Find the sum of all positive integers $n$ for which $n^2-7n+21$ is a perfect square.
I received this problem in a competitive math contest in which the problems were fairly easy to me, but this one has had me puzzled for a couple of days. The other problems in the contest were not too hard to figure out the solution to, so I think that this one has a formula or something of that sort which makes it much easier.
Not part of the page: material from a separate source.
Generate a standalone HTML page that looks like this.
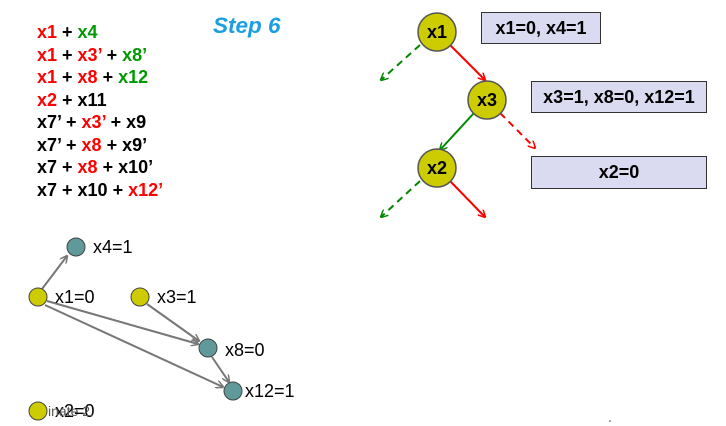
<!DOCTYPE html>
<html><head><style>
body{margin:0;width:726px;height:426px;background:#fff;overflow:hidden;font-family:"Liberation Sans",Arial,sans-serif}
.l{position:absolute;left:37px;font-weight:bold;font-size:18px;line-height:22.5px;top:21px;color:#000}
.r{color:#f00}.g{color:#090}
</style></head><body>
<div class="l">
<div><span class="r">x1</span> + <span class="g">x4</span></div>
<div><span class="r">x1</span> + <span class="r">x3’</span> + <span class="g">x8’</span></div>
<div><span class="r">x1</span> + <span class="r">x8</span> + <span class="g">x12</span></div>
<div><span class="r">x2</span> + x11</div>
<div>x7’ + <span class="r">x3’</span> + x9</div>
<div>x7’ + <span class="r">x8</span> + x9’</div>
<div>x7 + <span class="r">x8</span> + x10’</div>
<div>x7 + x10 + <span class="r">x12’</span></div>
</div>
<svg width="726" height="426" style="position:absolute;left:0;top:0" font-family="Liberation Sans,Arial,sans-serif">
<defs>
<marker id="ar" markerWidth="8" markerHeight="8" refX="7" refY="4" orient="auto" markerUnits="userSpaceOnUse"><path d="M0,0 L8,4 L0,8" fill="none" stroke="#f00" stroke-width="1.5"/></marker>
<marker id="ag" markerWidth="8" markerHeight="8" refX="7" refY="4" orient="auto" markerUnits="userSpaceOnUse"><path d="M0,0 L8,4 L0,8" fill="none" stroke="#080" stroke-width="1.5"/></marker>
<marker id="ay" markerWidth="8" markerHeight="8" refX="7" refY="4" orient="auto" markerUnits="userSpaceOnUse"><path d="M0,0 L8,4 L0,8" fill="none" stroke="#777" stroke-width="1.5"/></marker>
</defs>
<text x="213" y="33" font-size="22.5" font-weight="bold" font-style="italic" fill="#1a9fe0">Step 6</text>
<g stroke-width="2" fill="none">
<line x1="420" y1="45" x2="381" y2="80" stroke="#080" stroke-dasharray="7,5" marker-end="url(#ag)"/>
<line x1="450" y1="45" x2="485" y2="80" stroke="#f00" marker-end="url(#ar)"/>
<line x1="474" y1="113" x2="440" y2="150" stroke="#080" marker-end="url(#ag)"/>
<line x1="500" y1="113" x2="535" y2="148" stroke="#f00" stroke-dasharray="7,5" marker-end="url(#ar)"/>
<line x1="420" y1="181" x2="381" y2="217" stroke="#080" stroke-dasharray="7,5" marker-end="url(#ag)"/>
<line x1="450" y1="181" x2="485" y2="217" stroke="#f00" marker-end="url(#ar)"/>
</g>
<g fill="#cccc00" stroke="#555" stroke-width="1.5">
<circle cx="437" cy="32" r="19"/><circle cx="487" cy="100" r="19"/><circle cx="437" cy="168" r="19"/>
</g>
<g font-size="18" font-weight="bold" text-anchor="middle">
<text x="437" y="38">x1</text><text x="487" y="106">x3</text><text x="437" y="174">x2</text>
</g>
<g fill="#dadaf0" stroke="#333" stroke-width="1">
<rect x="481.5" y="12.5" width="119" height="31"/><rect x="531.5" y="81.5" width="175" height="31"/><rect x="531.5" y="156.5" width="175" height="32"/>
</g>
<g font-size="18" text-anchor="middle" font-weight="bold">
<text x="541" y="34">x1=0, x4=1</text><text x="619" y="103">x3=1, x8=0, x12=1</text><text x="619" y="178">x2=0</text>
</g>
<g stroke="#777" stroke-width="2" fill="none">
<line x1="42" y1="289" x2="67" y2="256" marker-end="url(#ay)"/>
<line x1="47" y1="301" x2="198" y2="344" marker-end="url(#ay)"/>
<line x1="45" y1="305" x2="223" y2="387" marker-end="url(#ay)"/>
<line x1="147" y1="304" x2="199" y2="341" marker-end="url(#ay)"/>
<line x1="212" y1="357" x2="229" y2="382" marker-end="url(#ay)"/>
</g>
<g stroke="#444" stroke-width="1">
<circle cx="76" cy="247" r="9" fill="#5f9999"/>
<circle cx="38" cy="297" r="9" fill="#cccc00"/>
<circle cx="140" cy="297" r="9" fill="#cccc00"/>
<circle cx="208" cy="348" r="9" fill="#5f9999"/>
<circle cx="233" cy="391" r="9" fill="#5f9999"/>
<circle cx="38" cy="411" r="9" fill="#cccc00"/>
</g>
<g font-size="18">
<text x="93" y="253">x4=1</text><text x="55" y="303">x1=0</text><text x="157" y="303">x3=1</text>
<text x="225" y="356">x8=0</text><text x="245" y="397">x12=1</text>
<text x="55" y="417">x2=0</text><text x="48" y="416" font-size="14" fill="#555">inate 2.</text>
</g>
<circle cx="610" cy="421" r="0.8" fill="#333"/>
</svg>
</body></html>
Well, assume $m \in \mathbb{Z}$ and take
$$n^2 - 7 n + 21 - m^2 = 0$$
Using the quadratic formula,
$$n = \frac{7 \pm \sqrt{49 - 4 (21 - m^2)}}{2}$$
Clearly for $n$ to be an integer, the expression $49 - 4 (21 - m^2) = 4 m^2 - 35$ must be a perfect square; i.e., $4 m^2 - 35 = k^2$, where $k \in \mathbb{Z}$. Then $4 m^2 - k^2 = (2 m + k) (2 m - k) = 35$. Since $35 = (5) (7)$, there are only a few cases to check; restricting ourselves (WLOG) to non-negative solutions, we find $(m, k)$ must be $(3, 1)$ or $(9, 17)$. This leaves $n = \frac{7 \pm 1}{2}$ or $n = \frac{7 \pm 17}{2}$. Therefore, $n \in \{ 3, 4, 12 \}$ (note that $-5$ satisfies the equation but is not positive). The answer is $3 + 4 + 12 = \boxed{19}$.
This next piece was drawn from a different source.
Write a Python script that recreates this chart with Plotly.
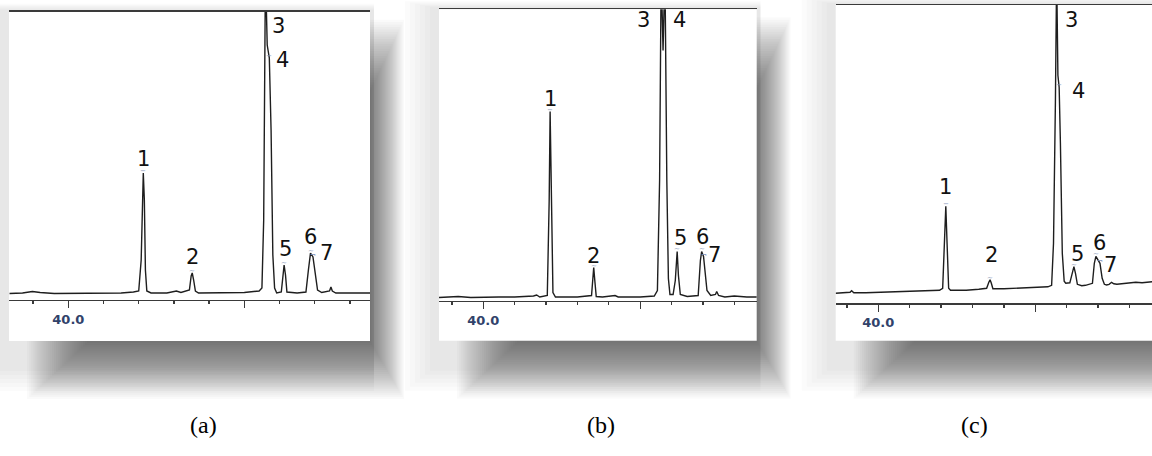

For most positive values of $n$ you have $$(n-4)^2<n^2-7n+21<(n-3)^2,$$ and so the quadratic cannot be a perfect square. To make precise what 'for most' means, expand $$n^2-7n+21<(n-3)^2=n^2-6n+9,$$ to find that this holds precisely if $n>12$. Similarly, the other inequality holds for $n>-5$. So it suffices to check whether $n=1,\ldots,12$ yield perfect squares.